Rumah juga menawarkan beberapa kenyamanan yang susah diperoleh di luar rumah. Saya bisa makan apapun tanpa harus bayar. Dan saya tak perlu khawatir kelaparan jika sedang tak punya uang.

Lalu merasakan nasi goreng putih dengan banyak bawang buatan mamak di pagi hari, sembari berteman lauk tempe hangat, uhhh, rasanya nikmat. Minumnya teh nasgitel (panas, legit, nan kentel).
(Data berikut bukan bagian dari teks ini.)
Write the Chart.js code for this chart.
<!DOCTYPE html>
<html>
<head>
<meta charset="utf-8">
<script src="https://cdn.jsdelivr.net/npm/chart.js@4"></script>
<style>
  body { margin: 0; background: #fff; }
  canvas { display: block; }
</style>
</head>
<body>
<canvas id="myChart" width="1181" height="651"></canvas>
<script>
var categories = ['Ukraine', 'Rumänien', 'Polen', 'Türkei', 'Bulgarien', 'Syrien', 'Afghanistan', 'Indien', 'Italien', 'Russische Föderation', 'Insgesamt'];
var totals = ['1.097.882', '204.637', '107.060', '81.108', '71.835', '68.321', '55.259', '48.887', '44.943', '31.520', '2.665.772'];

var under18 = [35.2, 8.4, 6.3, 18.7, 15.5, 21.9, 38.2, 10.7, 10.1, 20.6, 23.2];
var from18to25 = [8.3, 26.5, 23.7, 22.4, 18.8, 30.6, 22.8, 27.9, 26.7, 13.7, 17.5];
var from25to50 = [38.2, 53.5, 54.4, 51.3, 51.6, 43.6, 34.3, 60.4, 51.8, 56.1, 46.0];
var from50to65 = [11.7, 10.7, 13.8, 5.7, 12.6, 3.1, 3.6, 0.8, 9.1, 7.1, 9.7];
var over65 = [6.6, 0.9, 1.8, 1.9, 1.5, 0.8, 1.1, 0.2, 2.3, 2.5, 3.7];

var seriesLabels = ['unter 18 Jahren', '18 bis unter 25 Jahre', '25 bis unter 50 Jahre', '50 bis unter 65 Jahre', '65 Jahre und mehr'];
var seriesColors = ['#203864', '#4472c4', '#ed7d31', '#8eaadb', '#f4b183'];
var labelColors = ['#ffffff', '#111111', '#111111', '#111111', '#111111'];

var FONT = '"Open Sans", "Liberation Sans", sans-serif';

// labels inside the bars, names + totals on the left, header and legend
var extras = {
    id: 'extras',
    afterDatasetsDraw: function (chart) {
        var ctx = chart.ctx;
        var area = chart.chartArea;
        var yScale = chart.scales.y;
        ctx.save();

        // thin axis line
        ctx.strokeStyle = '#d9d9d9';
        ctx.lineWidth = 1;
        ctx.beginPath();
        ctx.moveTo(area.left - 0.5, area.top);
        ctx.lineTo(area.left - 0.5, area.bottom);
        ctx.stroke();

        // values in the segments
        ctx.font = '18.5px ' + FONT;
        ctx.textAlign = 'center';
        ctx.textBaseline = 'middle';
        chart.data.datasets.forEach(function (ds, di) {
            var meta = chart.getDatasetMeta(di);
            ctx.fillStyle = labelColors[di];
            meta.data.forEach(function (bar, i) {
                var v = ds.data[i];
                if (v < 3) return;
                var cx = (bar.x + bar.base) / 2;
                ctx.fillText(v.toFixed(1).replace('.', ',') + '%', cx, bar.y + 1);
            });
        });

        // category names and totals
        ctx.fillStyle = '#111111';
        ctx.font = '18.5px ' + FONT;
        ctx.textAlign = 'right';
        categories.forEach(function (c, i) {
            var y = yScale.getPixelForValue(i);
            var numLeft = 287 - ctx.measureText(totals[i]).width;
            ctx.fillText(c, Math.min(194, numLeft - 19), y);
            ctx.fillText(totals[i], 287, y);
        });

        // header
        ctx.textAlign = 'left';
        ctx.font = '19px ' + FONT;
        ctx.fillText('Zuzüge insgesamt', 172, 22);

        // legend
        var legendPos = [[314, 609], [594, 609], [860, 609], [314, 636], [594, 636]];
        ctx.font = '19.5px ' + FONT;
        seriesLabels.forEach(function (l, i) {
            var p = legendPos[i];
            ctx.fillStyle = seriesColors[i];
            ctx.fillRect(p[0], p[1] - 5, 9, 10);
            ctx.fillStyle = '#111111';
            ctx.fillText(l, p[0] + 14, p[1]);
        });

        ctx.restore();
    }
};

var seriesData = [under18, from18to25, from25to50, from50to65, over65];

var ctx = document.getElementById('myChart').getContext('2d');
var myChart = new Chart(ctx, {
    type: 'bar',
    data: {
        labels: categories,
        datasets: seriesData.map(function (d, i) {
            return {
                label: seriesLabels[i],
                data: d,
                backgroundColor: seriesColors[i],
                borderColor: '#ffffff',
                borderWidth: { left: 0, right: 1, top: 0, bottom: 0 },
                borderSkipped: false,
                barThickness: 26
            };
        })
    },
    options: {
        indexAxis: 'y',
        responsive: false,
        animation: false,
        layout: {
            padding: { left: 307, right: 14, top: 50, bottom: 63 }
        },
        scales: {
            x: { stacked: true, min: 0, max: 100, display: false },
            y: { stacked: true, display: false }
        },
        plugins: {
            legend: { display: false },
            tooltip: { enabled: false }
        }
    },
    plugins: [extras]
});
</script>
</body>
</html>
Tapi yang paling menyenangkan dari itu semua adalah berkumpul kembali dengan saudara. Kebetulan sore ketika Shasa datang, ia bercerita bahwa ia baru saja dapat uang dari tante Indah.

Ia jelas bercerita pada orang yang salah, karena beberapa jam kemudian, uang jajan itu langsung ludes karena dirampok oleh 3 orang kakaknya yang kejam dan tak berprikemanusiaan. Ia disuruh mentraktir kebab, hahaha :D


Ah, pulang kerumah memang menyenangkan. *Asal jangan keterusan tinggal di zona nyaman :)*

Yang paling kiri pake baju pink itu adik saya si Orin. Lalu pria dengan rambut aneh itu kakak saya si Kiki. Dia memeluk Micha, anak tetangga sebelah yang dulu selalu nangis kalo lihat saya --iya, hanya melihat saja sudah nangis, sial. Lalu cewek yang meluk pria gondrong itu bukan Tika Panggabean, tapi si bungsu Shasa yang dulu sering saya panggil Ndut. Sekarang dia sudah tidak gendut lagi, sudah ikut ekskul Tae Kwon Do. Makanya sekarang saya sudah tak berani mengusili dia lagi :p Lalu cowok gondrong dengan baju abu-abu itu bukan John Mayer. Bucek? Juga bukan. Jhonny Depp? Tambah salah. Itu adalah saya.



Rumah, 21 Oktober 2019
Sembari menanti subuh
Sembari ditemani oleh David Lee Roth

2 komentar:

  1. Pulang kerumah mmg menyenangkan.....apalag bs kumpul dgn anggota keluarga lengkap.
    Lht fotonya saja sy jg merasakan kenyamanan berkumpul bersama.
    dan yg penting semoga "ayah"mu ug rocker yg bandel....lebih sehat kembali.